首先来看看 Endpoints 控制器对象,该对象是实现 Endpoints 功能的核心对象。

// Controller manages selector-based service endpoints.
type Controller struct {
	client           clientset.Interface
	eventBroadcaster record.EventBroadcaster
	eventRecorder    record.EventRecorder

	// serviceLister is able to list/get services and is populated by the shared informer passed to
	// NewEndpointController.
	serviceLister corelisters.ServiceLister
	// servicesSynced returns true if the service shared informer has been synced at least once.
	// Added as a member to the struct to allow injection for testing.
	servicesSynced cache.InformerSynced

	// podLister is able to list/get pods and is populated by the shared informer passed to
	// NewEndpointController.
	podLister corelisters.PodLister
	// podsSynced returns true if the pod shared informer has been synced at least once.
	// Added as a member to the struct to allow injection for testing.
	podsSynced cache.InformerSynced

	// endpointsLister is able to list/get endpoints and is populated by the shared informer passed to
	// NewEndpointController.
	endpointsLister corelisters.EndpointsLister
	// endpointsSynced returns true if the endpoints shared informer has been synced at least once.
	// Added as a member to the struct to allow injection for testing.
	endpointsSynced cache.InformerSynced

	// Services that need to be updated. A channel is inappropriate here,
	// because it allows services with lots of pods to be serviced much
	// more often than services with few pods; it also would cause a
	// service that's inserted multiple times to be processed more than
	// necessary.
	queue workqueue.TypedRateLimitingInterface[string]

	// workerLoopPeriod is the time between worker runs. The workers process the queue of service and pod changes.
	workerLoopPeriod time.Duration

	// triggerTimeTracker is an util used to compute and export the EndpointsLastChangeTriggerTime
	// annotation.
	triggerTimeTracker *endpointsliceutil.TriggerTimeTracker

	endpointUpdatesBatchPeriod time.Duration
}

初始化

NewEndpointController 方法用于 EndPoint 控制器对象的初始化工作,并返回一个实例化对象,控制器对象同时订阅了 Service, Pod, EndPoint 三种资源的变更事件。
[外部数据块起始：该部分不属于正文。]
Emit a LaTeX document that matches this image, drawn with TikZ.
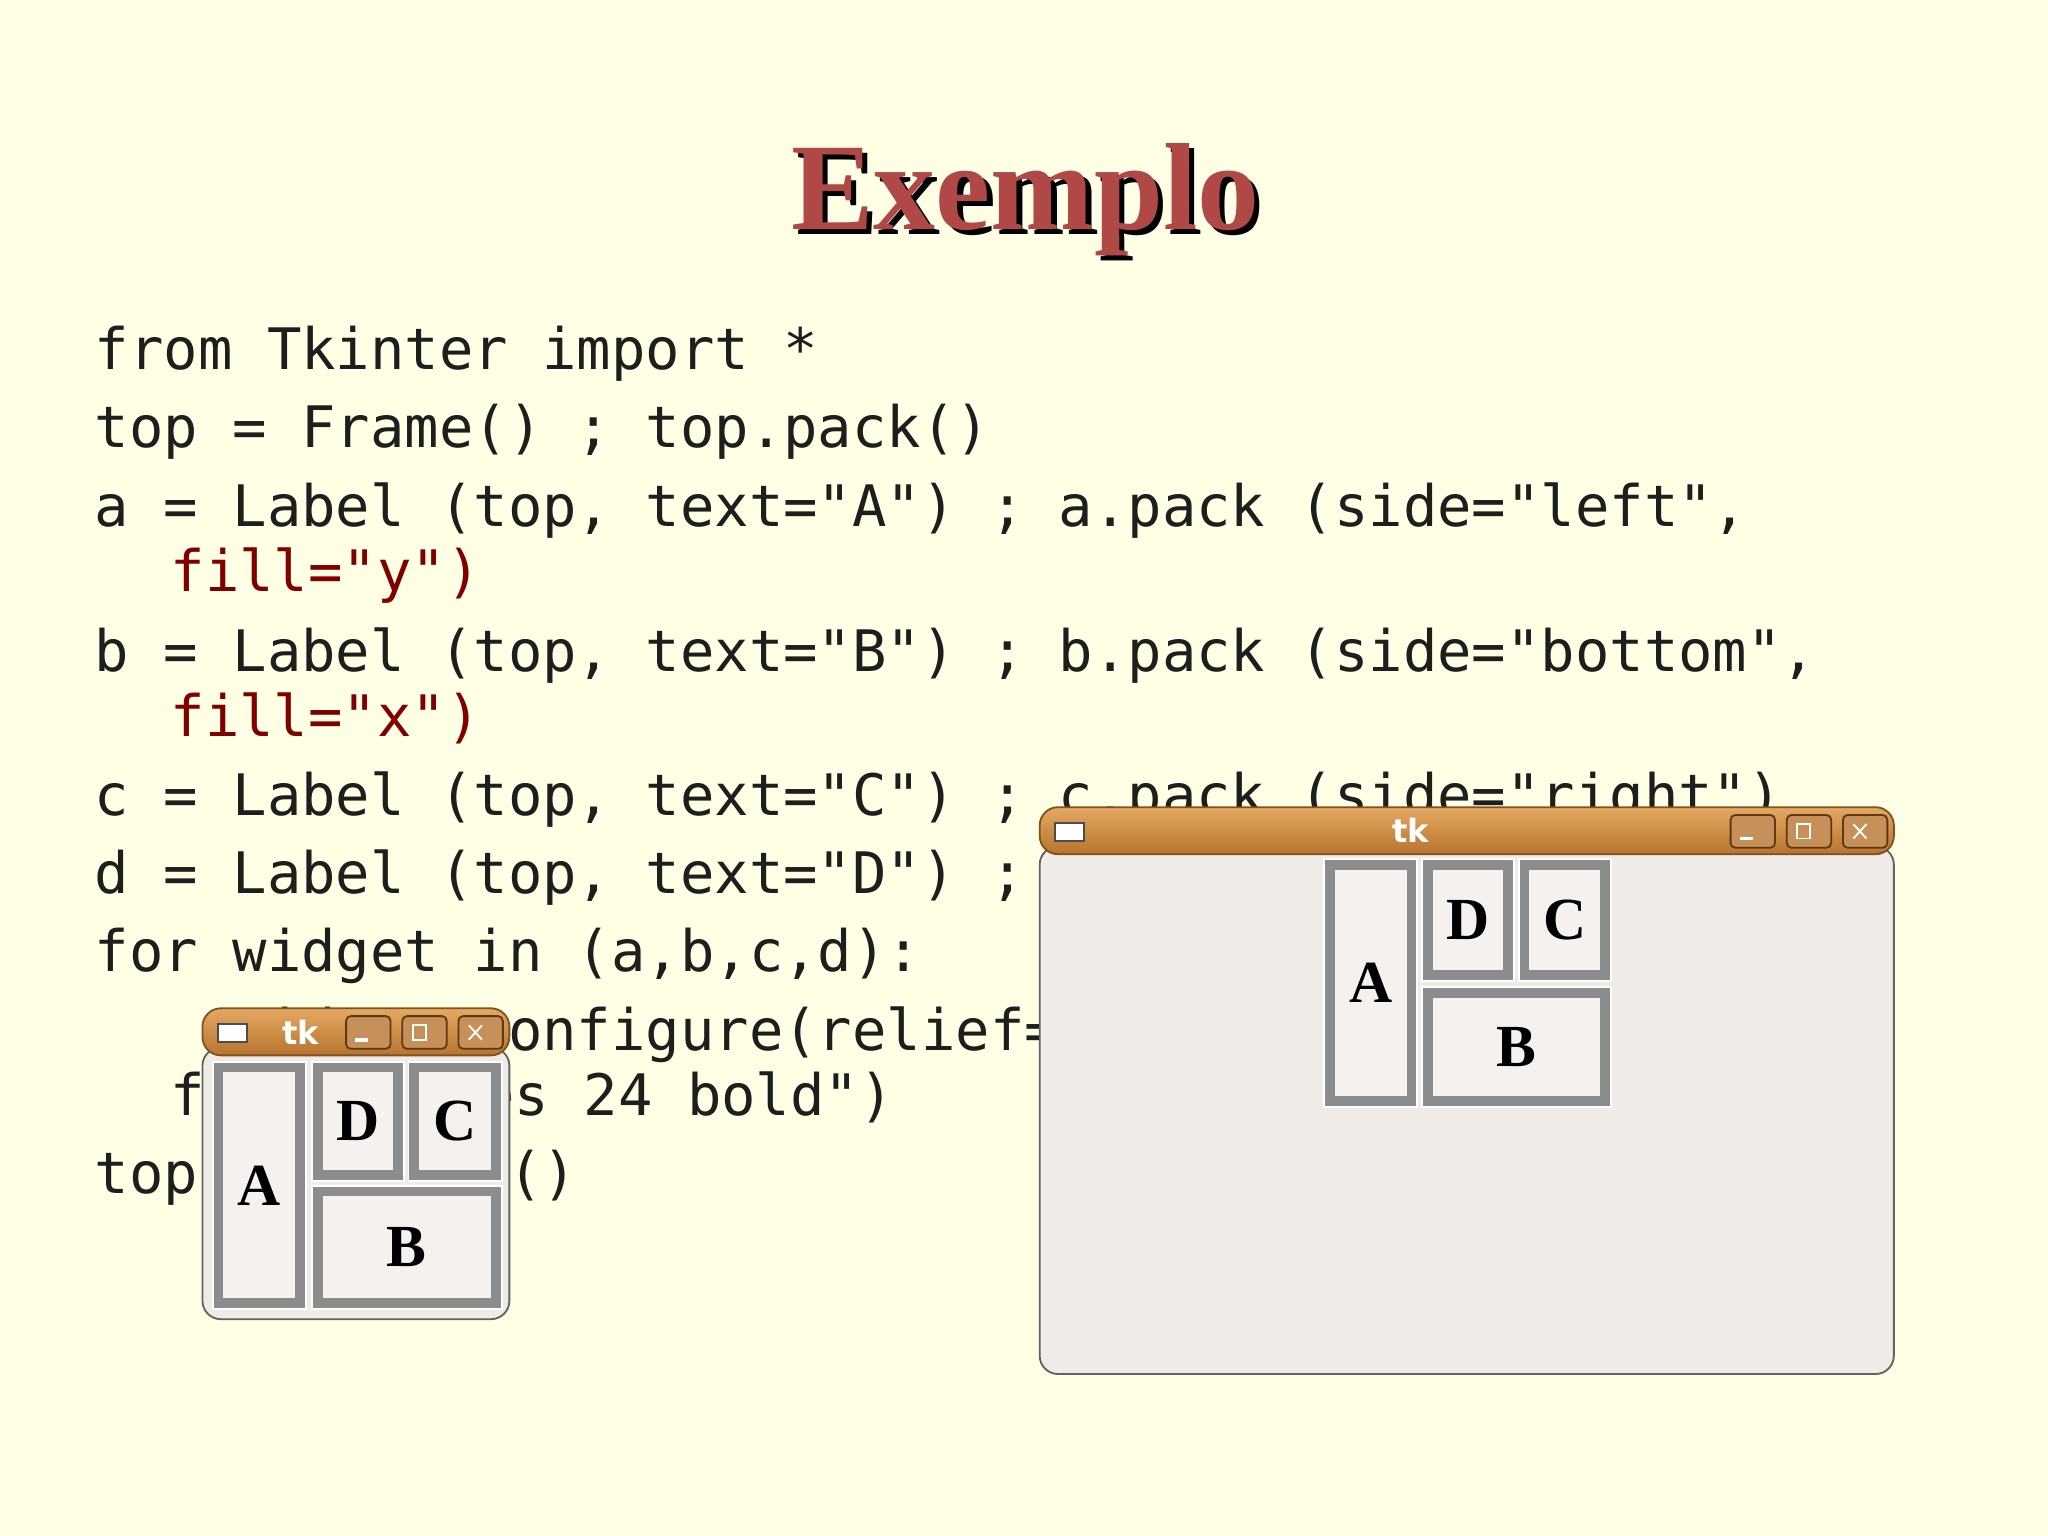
\documentclass[tikz,border=0pt]{standalone}
\usepackage{fontspec}
\setmainfont{Liberation Serif}
\setmonofont{DejaVu Sans Mono}
\newfontfamily\barfont{DejaVu Sans}
\definecolor{slidebg}{HTML}{FFFFE6}
\definecolor{titlered}{HTML}{B04848}
\definecolor{codegray}{HTML}{1E1E1E}
\definecolor{fillred}{HTML}{800000}
\definecolor{winbg}{HTML}{EFEBE7}
\definecolor{barlight}{HTML}{E4A862}
\definecolor{bardark}{HTML}{B8742E}
\definecolor{groove}{HTML}{8C8C8C}
\tikzset{
	codeline/.style={anchor=base west,inner sep=0pt,font=\ttfamily\fontsize{12.45}{14}\selectfont,text=codegray},
	tklabel/.style={font=\bfseries\fontsize{13}{14}\selectfont,text=black},
	barglyph/.style={draw=white,line width=0.4pt},
}
\newcommand{\tkwindow}[4]{% x1,y1,x2,y2
	\draw[groove!70!black,fill=winbg,rounded corners=4] (#1,#2+30) rectangle (#3,#4);
	\shade[top color=barlight,bottom color=bardark,draw=bardark!70!black,rounded corners=4] (#1,#2+36) rectangle (#3,#2);
	\draw[fill=white,draw=black!70] (#1+12,#2+12) rectangle (#1+34,#2+26);
	\foreach \k in {1,2,3}{
		\draw[fill=bardark!80,draw=bardark!50!black,rounded corners=1] (#3-\k*43+4,#2+6) rectangle (#3-\k*43+38,#2+31);
	}
	% close, maximize, minimize
	\draw[barglyph] (#3-31,#2+13) -- (#3-21,#2+24) (#3-31,#2+24) -- (#3-21,#2+13);
	\draw[barglyph] (#3-74,#2+13) rectangle (#3-64,#2+24);
	\draw[barglyph,line width=0.8pt] (#3-118,#2+24) -- (#3-108,#2+24);
}
\newcommand{\groovebox}[4]{% x1,y1,x2,y2
	\fill[white] (#1,#2) rectangle (#3,#4);
	\draw[groove,line width=0.09cm] (#1+6,#2+6) rectangle (#3-6,#4-6);
	\fill[winbg!70!white] (#1+9,#2+9) rectangle (#3-9,#4-9);
}
\begin{document}
\begin{tikzpicture}[x=0.01cm,y=-0.01cm]
	\fill[slidebg] (0,0) rectangle (1568,1176);
	% title
	\node[font=\bfseries\fontsize{27}{30}\selectfont,text=black] at (789,157) {Exemplo};
	\node[font=\bfseries\fontsize{27}{30}\selectfont,text=titlered] (title) at (785,153) {Exemplo};

	% code
	\foreach \y/\txt in {283/{from Tkinter import *},
		343/{top = Frame() ; top.pack()},
		403/{a = Label (top, text="A") ; a.pack (side="left",},
		514/{b = Label (top, text="B") ; b.pack (side="bottom",},
		624/{c = Label (top, text="C") ; c.pack (side="right")},
		684/{d = Label (top, text="D") ; d.pack (side="right")},
		744/{for widget in (a,b,c,d):},
		804/{\ \ \ \ widget.configure(relief="groove", border=10,},
		914/{top.mainloop()}}{
		\node[codeline] at (72,\y) {\txt};
	}
	\node[codeline,text=fillred] at (130,453) {fill="y")};
	\node[codeline,text=fillred] at (130,564) {fill="x")};
	\node[codeline] at (130,854) {font="Times 24 bold")};

	% small window
	\tkwindow{155}{772}{390}{1010}
	\node[font=\barfont\bfseries\fontsize{7}{8}\selectfont,text=white] (tksmall) at (230,790) {tk};
	\foreach \a/\b/\c/\d/\t in {162/812/235/1003/A, 238/812/310/905/D, 312/812/385/905/C, 238/907/385/1003/B}{
		\groovebox{\a}{\b}{\c}{\d}
		\node[tklabel] at ({(\a+\c)/2},{(\b+\d)/2}) {\t};
	}

	% large window
	\tkwindow{796}{618}{1450}{1052}
	\node[font=\barfont\bfseries\fontsize{7}{8}\selectfont,text=white] (tkbig) at (1080,636) {tk};
	\foreach \a/\b/\c/\d/\t in {1013/657/1086/848/A, 1088/657/1160/752/D, 1162/657/1234/752/C, 1088/755/1234/848/B}{
		\groovebox{\a}{\b}{\c}{\d}
		\node[tklabel] at ({(\a+\c)/2},{(\b+\d)/2}) {\t};
	}
\end{tikzpicture}
\end{document}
// NewEndpointController returns a new *Controller.
func NewEndpointController(ctx context.Context, podInformer coreinformers.PodInformer, serviceInformer coreinformers.ServiceInformer,
	endpointsInformer coreinformers.EndpointsInformer, client clientset.Interface, endpointUpdatesBatchPeriod time.Duration) *Controller {
	broadcaster := record.NewBroadcaster(record.WithContext(ctx))
	recorder := broadcaster.NewRecorder(scheme.Scheme, v1.EventSource{Component: "endpoint-controller"})

	e := &Controller{
		client: client,
		queue: workqueue.NewTypedRateLimitingQueueWithConfig(
			workqueue.DefaultTypedControllerRateLimiter[string](),
			workqueue.TypedRateLimitingQueueConfig[string]{
				Name: "endpoint",
			},
		),
		workerLoopPeriod: time.Second,
	}

	serviceInformer.Informer().AddEventHandler(cache.ResourceEventHandlerFuncs{
		AddFunc: e.onServiceUpdate,
		UpdateFunc: func(old, cur interface{}) {
			e.onServiceUpdate(cur)
		},
		DeleteFunc: e.onServiceDelete,
	})
	e.serviceLister = serviceInformer.Lister()
	e.servicesSynced = serviceInformer.Informer().HasSynced

	podInformer.Informer().AddEventHandler(cache.ResourceEventHandlerFuncs{
		AddFunc:    e.addPod,
		UpdateFunc: e.updatePod,
		DeleteFunc: e.deletePod,
	})
	e.podLister = podInformer.Lister()
	e.podsSynced = podInformer.Informer().HasSynced

	endpointsInformer.Informer().AddEventHandler(cache.ResourceEventHandlerFuncs{
		DeleteFunc: e.onEndpointsDelete,
	})
	e.endpointsLister = endpointsInformer.Lister()
	e.endpointsSynced = endpointsInformer.Informer().HasSynced

	e.triggerTimeTracker = endpointsliceutil.NewTriggerTimeTracker()
	e.eventBroadcaster = broadcaster
	e.eventRecorder = recorder

	e.endpointUpdatesBatchPeriod = endpointUpdatesBatchPeriod

	return e
}

启动控制器

根据控制器的初始化方法 NewEndpointController 的调用链路,可以找到控制器开始启动和执行的地方。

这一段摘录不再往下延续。